Agora, o filósofo Olavo de Carvalho diz que nem empirismo, nem racionalismo mas sim intuicionismo. Ele diz que não há conhecimento racional, que “todo conhecimento ou é intuitivo ou é nada” (sic) e, ele chama a isso de intuicionismo radical. O que ele entende por intuição é em suas palavras “a percepção imediata de uma presença” (sic), i.e., “um aqui e agora” (sic).

Seu fundamento é o seguinte: como é que você fecha um raciocínio lógico, um silogismo, por exemplo? É através de um outro raciocínio lógico? Por exemplo, você diz: “Todo homem é mortal/ Sócrates é homem/ Portanto, Sócrates é mortal”. Como é que você sabe que esse raciocínio está completo? É por um outro raciocínio e outro e outro indefinidamente? De modo nenhum porque aí você não terminaria nunca.
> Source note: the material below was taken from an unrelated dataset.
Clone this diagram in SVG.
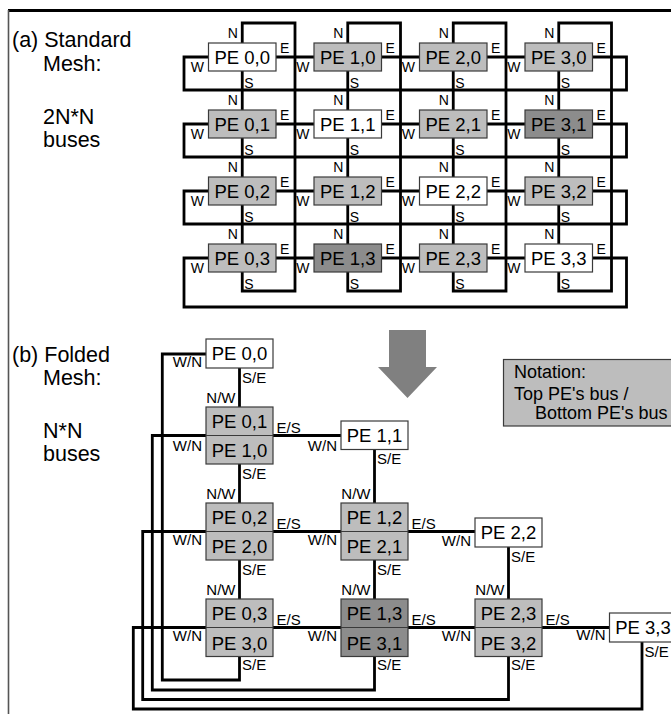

É a intuição que fecha o esquema lógico de raciocínio.

Voltando para John Locke, quando um físico aquece o ferro e vê que ele dilata e depois aquece o bronze e vê que ele dilata e vai aquecendo outros metais e vai vendo que eles dilatam, ele chega, por indução, a uma lei física geral de que o calor dilata os metais. Você aquecer os metais é experiência mas você induzir que o calor dilata os corpos também é experiência? Também é um dado dos sentidos? De modo nenhum.

Veja, as maçãs não começaram a cair quando o Sir Isaac Newton estava sentado debaixo da massaleira, aliás, nessa altura, ele ainda nem era um Sir. As maçãs já caiam desde que Deus as criou. Porém, quantos chegaram ao conhecimento da gravitação universal? Somente Newton. Poderão dizer que Locke estava a falar de uma experiência controlada em laboratório como se faz nas ciências naturais. Pois bem? Quando é que surge a ciência experimental? Ela surge com Galileu a cerca de quatro, cinco séculos. Deste modo, podemos concluir que antes de Galileu não havia conhecimento? Isso seria um absurdo.

A observação e a experiência são importantíssimas para as ciências naturais, contudo, sem um esforço de pensar por cima dos dados da observação e da experiência nenhum conhecimento é possível. Quantos observatórios e quantos laboratórios existem no mundo? São milhares? Quantos deles produziram um conhecimento verdadeiramente novo nos últimos 100 anos? Talvez um ou dois. Mas porquê se eles fazem experiências todos os dias? Eis a questão. Não basta observar e experimentar é preciso mais do que isso, é preciso ter um Galileu, um Newton, um Planck, um Einstein, etc., para pensar por cima do que se observou e experimentou e um produzir um conhecimento novo.

Ps: Não confundir racionalismo com espiritismo que é uma outra confusão dos demónios.